Yes, this is very bad Bangkok-tier work, just hack-n-slash it in.

Here are the rules with boxes:

  • Every splice must happen inside a junction box.
  • The cable sheath must come into the junction box at least 1/4" past the cable clamp.
  • The individual wires must be 6" long past the point of entry (including sheath).

Now in a case like this, either fixing this mess or just properly tapping a thru-wire, you typically have 2 boxes about 18" apart. You strategically choose where to cut the wire so the necessary length will be inside the box when you are done. Then you add an additional stretch of cable (30"?) between the two boxes, again assuring it has the 6" length inside the box.

Do your splices first-rate, and you'll never have trouble.
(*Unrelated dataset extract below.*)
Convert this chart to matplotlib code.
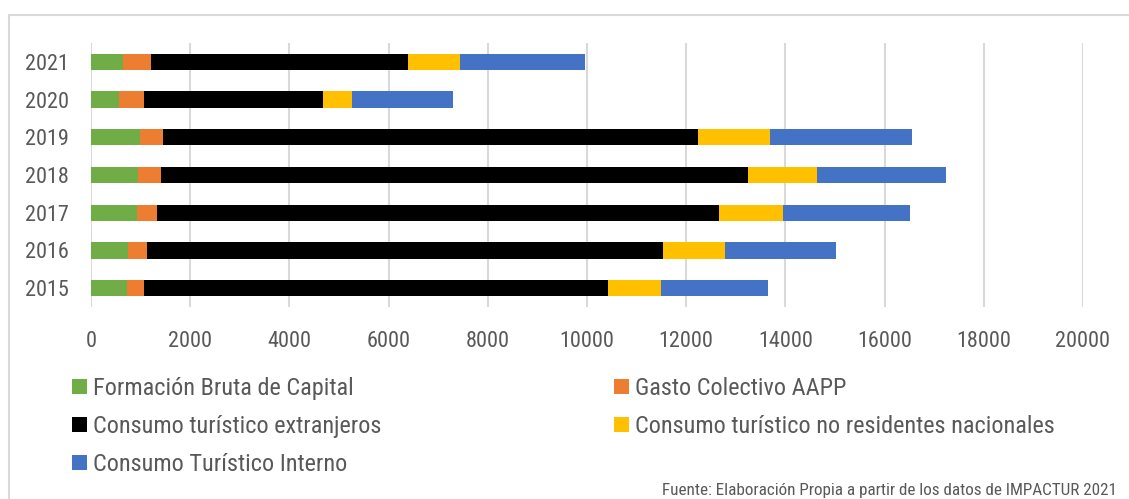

For novices, I recommend metal boxes; because if you accidentally do your splices not first-rate and they create heat, a plastic box will melt and drip molten box onto flammables. The steel box is a good heat conductor, and will effectively use the whole box as a heat radiator to reduce the chance of it reaching flammable levels. It's not a silver bullet, but it buys you time.

But yes. You generally expect Person X will do Person X style work throughout. Expect more of the same.

  • Code allows 6” from point of entry 300.14 length of free conductors , where it emerges from raceway or sheath. I find more shorts in metal boxes where diy and apprentices skin the wire on the metal and cause a short rarely see that with plastic.